— Exercise brief —
Extract everything from the first line through the line with "350000, 400000, 450000];", both ends included, except for any pictures.

****************************************

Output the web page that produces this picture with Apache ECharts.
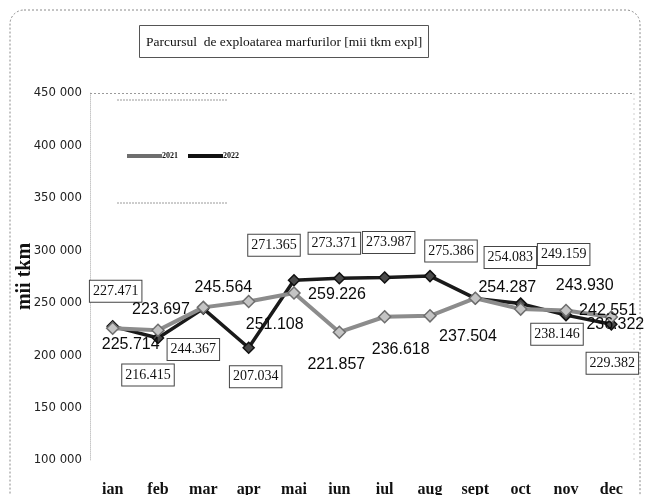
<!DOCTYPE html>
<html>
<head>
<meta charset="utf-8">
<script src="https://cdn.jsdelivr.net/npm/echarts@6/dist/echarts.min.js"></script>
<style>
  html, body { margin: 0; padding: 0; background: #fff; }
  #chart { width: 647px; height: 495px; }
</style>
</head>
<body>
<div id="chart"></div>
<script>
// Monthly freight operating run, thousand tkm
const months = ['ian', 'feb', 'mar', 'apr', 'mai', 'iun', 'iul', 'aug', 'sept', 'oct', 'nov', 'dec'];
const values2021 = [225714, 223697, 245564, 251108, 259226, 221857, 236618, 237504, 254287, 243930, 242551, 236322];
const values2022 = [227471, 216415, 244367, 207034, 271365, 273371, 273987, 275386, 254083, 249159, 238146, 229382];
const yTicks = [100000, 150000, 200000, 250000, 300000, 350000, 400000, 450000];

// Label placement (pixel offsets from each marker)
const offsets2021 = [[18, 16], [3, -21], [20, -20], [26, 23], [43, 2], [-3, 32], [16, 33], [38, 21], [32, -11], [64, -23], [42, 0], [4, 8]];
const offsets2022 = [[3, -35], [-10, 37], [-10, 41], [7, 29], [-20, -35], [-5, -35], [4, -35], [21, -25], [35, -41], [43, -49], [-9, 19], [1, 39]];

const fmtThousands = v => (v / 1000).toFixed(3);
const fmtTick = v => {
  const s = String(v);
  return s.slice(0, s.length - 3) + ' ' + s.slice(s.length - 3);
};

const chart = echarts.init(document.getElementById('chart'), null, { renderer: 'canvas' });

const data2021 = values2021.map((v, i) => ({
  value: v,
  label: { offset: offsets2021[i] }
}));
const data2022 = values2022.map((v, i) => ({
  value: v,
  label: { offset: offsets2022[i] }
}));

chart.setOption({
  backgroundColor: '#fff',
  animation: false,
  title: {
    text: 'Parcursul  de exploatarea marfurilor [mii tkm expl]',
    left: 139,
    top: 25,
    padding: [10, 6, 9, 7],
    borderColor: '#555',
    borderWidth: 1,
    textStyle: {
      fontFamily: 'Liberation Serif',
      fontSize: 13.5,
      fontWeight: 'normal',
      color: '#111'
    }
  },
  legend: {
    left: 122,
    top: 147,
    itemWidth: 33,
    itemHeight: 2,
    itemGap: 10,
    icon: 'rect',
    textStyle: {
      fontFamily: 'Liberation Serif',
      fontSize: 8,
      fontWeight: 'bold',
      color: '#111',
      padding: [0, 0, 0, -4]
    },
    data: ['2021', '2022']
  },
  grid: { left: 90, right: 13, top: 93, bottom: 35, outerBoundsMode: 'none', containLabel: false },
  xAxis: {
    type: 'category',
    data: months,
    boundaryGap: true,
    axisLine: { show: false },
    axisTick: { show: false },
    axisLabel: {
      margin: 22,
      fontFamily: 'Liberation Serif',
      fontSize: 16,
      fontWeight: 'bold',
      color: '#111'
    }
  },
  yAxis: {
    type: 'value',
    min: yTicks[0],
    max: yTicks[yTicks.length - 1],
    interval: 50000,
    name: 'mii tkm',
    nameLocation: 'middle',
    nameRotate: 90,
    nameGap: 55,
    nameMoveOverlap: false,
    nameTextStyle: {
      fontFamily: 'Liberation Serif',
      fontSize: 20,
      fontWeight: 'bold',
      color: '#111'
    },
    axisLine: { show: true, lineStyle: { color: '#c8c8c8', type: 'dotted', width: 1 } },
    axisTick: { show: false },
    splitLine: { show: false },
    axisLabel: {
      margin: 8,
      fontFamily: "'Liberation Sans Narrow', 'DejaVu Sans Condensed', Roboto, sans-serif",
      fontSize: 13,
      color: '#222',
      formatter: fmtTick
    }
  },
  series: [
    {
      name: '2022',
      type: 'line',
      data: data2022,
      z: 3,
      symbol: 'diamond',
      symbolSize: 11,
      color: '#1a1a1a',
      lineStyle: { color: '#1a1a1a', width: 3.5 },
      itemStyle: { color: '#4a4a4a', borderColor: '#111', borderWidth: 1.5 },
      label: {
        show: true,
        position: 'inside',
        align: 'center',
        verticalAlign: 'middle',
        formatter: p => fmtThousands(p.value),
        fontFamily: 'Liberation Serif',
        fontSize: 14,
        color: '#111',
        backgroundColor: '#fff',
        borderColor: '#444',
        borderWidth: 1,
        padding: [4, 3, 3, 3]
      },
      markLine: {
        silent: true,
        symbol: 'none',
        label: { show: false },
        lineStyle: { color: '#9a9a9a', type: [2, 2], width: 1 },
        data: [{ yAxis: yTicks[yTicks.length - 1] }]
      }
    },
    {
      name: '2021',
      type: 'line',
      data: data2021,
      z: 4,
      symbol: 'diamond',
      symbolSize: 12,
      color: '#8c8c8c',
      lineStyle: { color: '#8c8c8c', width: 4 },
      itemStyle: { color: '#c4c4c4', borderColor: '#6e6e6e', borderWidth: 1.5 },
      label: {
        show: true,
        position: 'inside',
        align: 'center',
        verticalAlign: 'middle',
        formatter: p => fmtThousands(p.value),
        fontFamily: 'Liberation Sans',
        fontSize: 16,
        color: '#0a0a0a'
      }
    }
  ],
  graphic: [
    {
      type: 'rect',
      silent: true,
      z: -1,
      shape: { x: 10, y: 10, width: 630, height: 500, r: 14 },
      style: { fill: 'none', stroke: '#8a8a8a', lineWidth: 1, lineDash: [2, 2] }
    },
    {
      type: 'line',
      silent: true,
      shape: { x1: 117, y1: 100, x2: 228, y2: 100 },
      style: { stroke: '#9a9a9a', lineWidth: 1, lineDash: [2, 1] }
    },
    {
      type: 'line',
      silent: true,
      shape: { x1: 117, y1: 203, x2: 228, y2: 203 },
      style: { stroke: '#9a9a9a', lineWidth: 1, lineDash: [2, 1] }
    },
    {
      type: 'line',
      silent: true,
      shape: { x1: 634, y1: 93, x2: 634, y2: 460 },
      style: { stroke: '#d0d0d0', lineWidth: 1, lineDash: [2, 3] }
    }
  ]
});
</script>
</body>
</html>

****************************************

— Task response —
Output the web page that produces this picture with Apache ECharts.
<!DOCTYPE html>
<html>
<head>
<meta charset="utf-8">
<script src="https://cdn.jsdelivr.net/npm/echarts@6/dist/echarts.min.js"></script>
<style>
  html, body { margin: 0; padding: 0; background: #fff; }
  #chart { width: 647px; height: 495px; }
</style>
</head>
<body>
<div id="chart"></div>
<script>
// Monthly freight operating run, thousand tkm
const months = ['ian', 'feb', 'mar', 'apr', 'mai', 'iun', 'iul', 'aug', 'sept', 'oct', 'nov', 'dec'];
const values2021 = [225714, 223697, 245564, 251108, 259226, 221857, 236618, 237504, 254287, 243930, 242551, 236322];
const values2022 = [227471, 216415, 244367, 207034, 271365, 273371, 273987, 275386, 254083, 249159, 238146, 229382];
const yTicks = [100000, 150000, 200000, 250000, 300000, 350000, 400000, 450000];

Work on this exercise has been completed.